Presidents' Day Seasonality

The US equity market will be closed on Monday in observance of the Presidents’ Day holiday. 

Since 1971 when the Uniform Monday Holiday Act set the third Monday in February, rather than on George Washington’s birthday (February 22nd) as the Federal holiday, equity market performance during the week of Presidents’ Day has been pretty mixed.  From the Friday before President’s Day through the Friday after, the S&P 500 has traded higher half the time for an average decline of 5 bps. 

Taking a closer look, in the chart below we show the median returns by day for each trading day in Presidents’ week.  Tuesday and Thursday have both averaged declines of 13 bps and 7 bps, respectively.  Wednesday averages flat performance but the S&P 500 has only been higher 40% of the time.  Despite weakness throughout most of the week, equities have tended to catch a bid by week’s end with an average 6 bps gain on Friday with a move higher 58% of the time.

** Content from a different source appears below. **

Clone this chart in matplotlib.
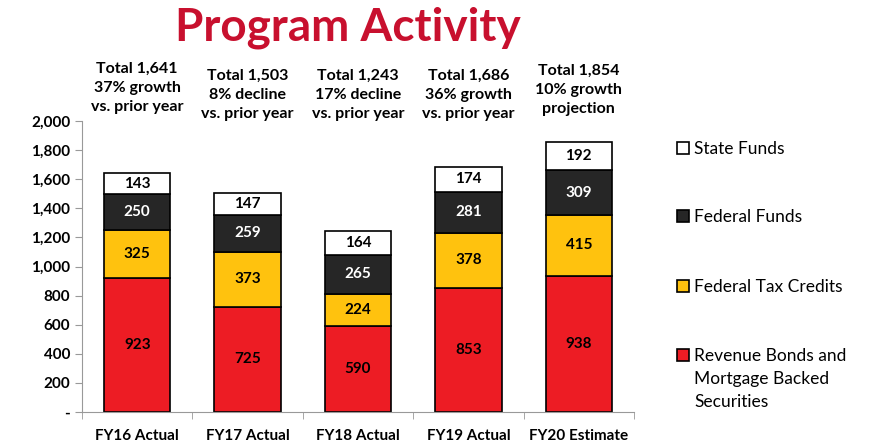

In the charts below, we show the average intraday performance of the S&P 500 during Presidents’ Day week since 1983 when our intraday data begins. We also include looks for years when the S&P 500 was up and down YTD headed into the holiday.  Again, the general pattern has been a steady drift lower until Friday when the S&P 500 has tended to rebound. 

We would note that the Friday rebound is not an all-day event.  As shown, performance is pretty flat in the first several hours of trading with the biggest ramp higher occurring in the final of hours of tradings. That pattern is also consistent for both up and down years, though, in years that the S&P 500 was down YTD headed into the holiday there was a bit of a rebound midweek which was reversed by the end of the week.